ARS 13-901.01 Interpretation
In Stubblefield v. Trombino, 197 Ariz. 382, 4 P.3d 437 (App. 2000) the Court held that 13-901.01 applies to attempted possession of narcotic drugs as a lesser-included offense of possession of drugs and that probation for offenders convicted of attempted possession is mandated by subsection (A).
In Stubblefield, the state argued that "the plain language of A.R.S. 13-901. 01 does not include preparatory offenses such as attempt." 197 Ariz. 382 at P4, 4 P.3d 437, P4.
However, the court found that, because Proposition 200 was enacted to ensure drug treatment and drug education for offenders, "it would be illogical to hold that Proposition 200 applies to possession of narcotic drugs but that it does not apply to the less serious offense of attempted possession of narcotic drugs." 197 Ariz. 382 at P6; 4 P.3d 437 at P6.
Pursuant to State v. Joyner, 215 Ariz. 134, 158 P.3d 263 (App. 2007), the determination of whether a prior conviction was a violent crime was limited to the elements of the offense and that aggravated assault on a peace officer was not necessarily a violent crime as contemplated by A.R.S. 13-901.01 and 13-901.03 because it could be committed without using a weapon or causing physical injury.

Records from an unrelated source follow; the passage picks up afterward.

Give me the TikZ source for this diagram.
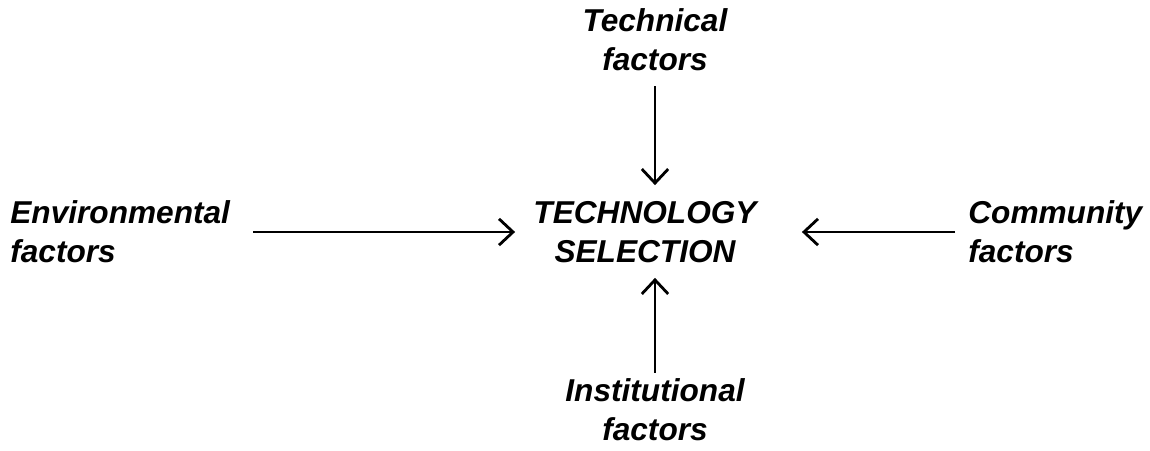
\documentclass[tikz,border=0pt]{standalone}
\usepackage{fontspec}
\setmainfont{Liberation Sans}
\usetikzlibrary{arrows.meta}
\begin{document}
\begin{tikzpicture}[x=0.02cm,y=-0.02cm,
  lbl/.style={inner sep=0pt,font=\fontsize{18}{22}\selectfont\bfseries\itshape},
  arr/.style={line width=1.6pt,-{Straight Barb[length=8pt,width=15pt,line width=1.6pt]}}]
\useasboundingbox (0,0) rectangle (1150,450);
\node[lbl,align=center] (tech) at (655,40) {Technical\\factors};
\node[lbl,align=left,anchor=west] (env) at (10,232) {Environmental\\factors};
\node[lbl,align=center] (sel) at (645,232) {TECHNOLOGY\\SELECTION};
\node[lbl,align=left,anchor=west] (comm) at (968,232) {Community\\factors};
\node[lbl,align=center] (inst) at (655,410) {Institutional\\factors};
\draw[arr,shorten <=0.3cm,shorten >=0.32cm] (tech.south) -- (tech.south |- sel.north);
\draw[arr,shorten <=0.46cm,shorten >=0.36cm] (env.east) -- (sel.west |- env.east);
\draw[arr,shorten <=0.26cm,shorten >=0.9cm] (comm.west) -- (sel.east |- comm.west);
\draw[arr,shorten <=0.12cm,shorten >=0.3cm] (inst.north) -- (inst.north |- sel.south);
\end{tikzpicture}
\end{document}
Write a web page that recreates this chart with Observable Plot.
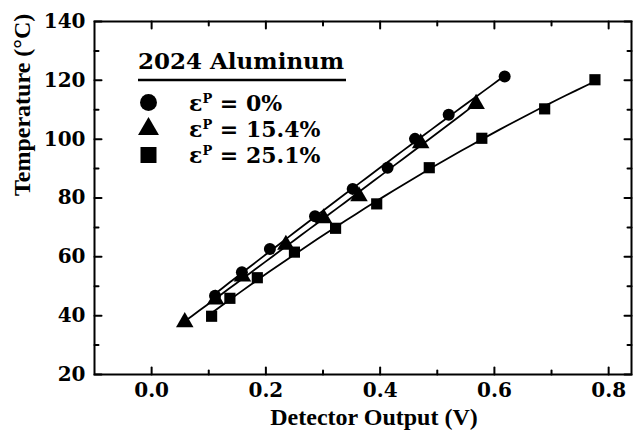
<!DOCTYPE html>
<html>
<head>
<meta charset="utf-8">
<script src="https://cdn.jsdelivr.net/npm/d3@7"></script>
<script src="https://cdn.jsdelivr.net/npm/@observablehq/plot@0.6"></script>
<style>
  html, body { margin: 0; padding: 0; background: #fff; }
  #wrap { position: relative; width: 633px; height: 433px; }
  #legend { position: absolute; left: 0; top: 0; pointer-events: none; }
</style>
</head>
<body>
<div id="wrap"></div>
<script>
// ---- data ----
const seriesNames = ["εP = 0%", "εP = 15.4%", "εP = 25.1%"];
const circleX = [0.111, 0.158, 0.207, 0.286, 0.352, 0.413, 0.461, 0.520, 0.618];
const circleY = [46.8, 54.8, 62.7, 73.8, 83.1, 90.3, 100.1, 108.3, 121.3];
const triX = [0.058, 0.112, 0.159, 0.235, 0.301, 0.363, 0.471, 0.568];
const triY = [37.8, 45.5, 53.3, 64.1, 73.1, 80.6, 98.6, 112.0];
const sqX = [0.105, 0.137, 0.185, 0.250, 0.322, 0.394, 0.486, 0.578, 0.688, 0.776];
const sqY = [39.8, 45.9, 52.9, 61.6, 69.7, 78.0, 90.3, 100.3, 110.3, 120.2];

const xMajor = [0, 0.2, 0.4, 0.6, 0.8];
const xMinor = [0.1, 0.3, 0.5, 0.7];
const yMajor = [20, 40, 60, 80, 100, 120, 140];
const yMinor = [30, 50, 70, 90, 110, 130];
const xTitle = "Detector Output (V)";
const yTitle = "Temperature (°C)";
const legendTitle = "2024 Aluminum";

const toRows = (xs, ys, s) => xs.map((x, i) => ({x, y: ys[i], s}));
const circles = toRows(circleX, circleY, 0);
const tris = toRows(triX, triY, 1);
const squares = toRows(sqX, sqY, 2);

// least-squares quadratic fit through the read points (the reference draws fitted curves)
function quadFit(xs, ys) {
  const n = xs.length;
  let s = [0, 0, 0, 0, 0], t = [0, 0, 0];
  for (let i = 0; i < n; i++) {
    let p = 1;
    for (let k = 0; k < 5; k++) { s[k] += p; if (k < 3) t[k] += p * ys[i]; p *= xs[i]; }
  }
  const A = [[s[0], s[1], s[2], t[0]], [s[1], s[2], s[3], t[1]], [s[2], s[3], s[4], t[2]]];
  for (let c = 0; c < 3; c++) {
    for (let r = c + 1; r < 3; r++) {
      const f = A[r][c] / A[c][c];
      for (let k = c; k < 4; k++) A[r][k] -= f * A[c][k];
    }
  }
  const b = [0, 0, 0];
  for (let r = 2; r >= 0; r--) {
    let v = A[r][3];
    for (let k = r + 1; k < 3; k++) v -= A[r][k] * b[k];
    b[r] = v / A[r][r];
  }
  const [lo, hi] = d3.extent(xs);
  return d3.range(41).map(i => {
    const x = lo + (hi - lo) * i / 40;
    return {x, y: b[0] + b[1] * x + b[2] * x * x};
  });
}

const tickShape = {draw(ctx, l) { ctx.moveTo(0, 0); ctx.lineTo(0, -l); }};
const tickSet = (vals, axis, anchor, rot, len) =>
  Plot.vector(vals, {
    [axis]: d => d, frameAnchor: anchor, rotate: rot, length: len,
    anchor: "start", shape: tickShape, stroke: "black", strokeWidth: 2
  });

const titleFont = {fontFamily: "Liberation Serif", fontWeight: "bold", fontSize: 24, fill: "black"};

const plot = Plot.plot({
  width: 633,
  height: 433,
  marginLeft: 94,
  marginTop: 21,
  marginBottom: 59,
  marginRight: 2,
  style: {fontFamily: "DejaVu Serif", fontWeight: "bold", fontSize: "20px", color: "black", background: "white"},
  x: {domain: [-0.1, 0.84]},
  y: {domain: [20, 140]},
  marks: [
    Plot.frame({stroke: "black", strokeWidth: 2}),
    Plot.axisX({ticks: xMajor, tickSize: 0, tickPadding: 8, tickFormat: d3.format(".1f"), label: null}),
    Plot.axisY({ticks: yMajor, tickSize: 0, tickPadding: 9, tickFormat: d3.format("d"), label: null}),
    // inward ticks on all four sides
    tickSet(xMajor, "x", "bottom", 0, 7),
    tickSet(xMinor, "x", "bottom", 0, 4),
    tickSet(xMajor, "x", "top", 180, 7),
    tickSet(xMinor, "x", "top", 180, 4),
    tickSet(yMajor, "y", "left", 90, 7),
    tickSet(yMinor, "y", "left", 90, 4),
    tickSet(yMajor, "y", "right", -90, 7),
    tickSet(yMinor, "y", "right", -90, 4),
    // fitted series curves
    Plot.line(quadFit(circleX, circleY), {x: "x", y: "y", stroke: "black", strokeWidth: 1.8}),
    Plot.line(quadFit(triX, triY), {x: "x", y: "y", stroke: "black", strokeWidth: 1.8}),
    Plot.line(quadFit(sqX, sqY), {x: "x", y: "y", stroke: "black", strokeWidth: 1.8}),
    // markers
    Plot.dot(circles, {x: "x", y: "y", symbol: "circle", r: 6, fill: "black"}),
    Plot.dot(tris, {x: "x", y: "y", symbol: "triangle", r: 6.5, fill: "black"}),
    Plot.dot(squares, {x: "x", y: "y", symbol: "square", r: 6.3, fill: "black"}),
    // axis titles
    Plot.text([xTitle], {text: d => d, frameAnchor: "bottom", dx: 11, dy: 43, lineAnchor: "middle", ...titleFont}),
    Plot.text([yTitle], {text: d => d, frameAnchor: "left", rotate: -90, dx: -72, dy: -2, lineAnchor: "middle", ...titleFont})
  ]
});

const wrap = document.getElementById("wrap");
wrap.appendChild(plot);

// ---- legend overlay ----
const leg = d3.select(wrap).append("svg")
  .attr("id", "legend").attr("width", 633).attr("height", 433)
  .style("font-family", "DejaVu Serif").style("font-weight", "bold");
leg.append("text").attr("x", 138).attr("y", 69).attr("font-size", 23).text(legendTitle);
leg.append("line").attr("x1", 138).attr("x2", 346).attr("y1", 80).attr("y2", 80)
  .attr("stroke", "black").attr("stroke-width", 2.5);
const rowY = [102.5, 129, 155];
const symbols = [d3.symbolCircle, d3.symbolTriangle, d3.symbolSquare];
const symSize = [225, 190, 256];
seriesNames.forEach((name, i) => {
  leg.append("path")
    .attr("transform", `translate(148.5,${rowY[i]})`)
    .attr("d", d3.symbol(symbols[i], symSize[i])())
    .attr("fill", "black");
  const t = leg.append("text").attr("x", 189).attr("y", rowY[i] + 8).attr("font-size", 22);
  const rest = name.slice(2);
  t.append("tspan").text("ε");
  t.append("tspan").attr("dy", -8).attr("font-size", 13).text("P");
  t.append("tspan").attr("dy", 8).text(rest);
});
</script>
</body>
</html>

In State v. Joyner, this court concluded that the determination whether a previous conviction constituted a violent crime under 13-901.01 should be based on the elements of that offense and that consideration of the offense's underlying facts generally is improper. 215 Ariz. 134,14-15, 158 P.3d at 268-69.
The purpose of this rule, as explained in Joyner, is to protect a defendant's due process rights and to avoid "'what is, in effect, a second trial on a defendant's prior conviction to establish the existence' of a sentencing factor." Id.12, 15.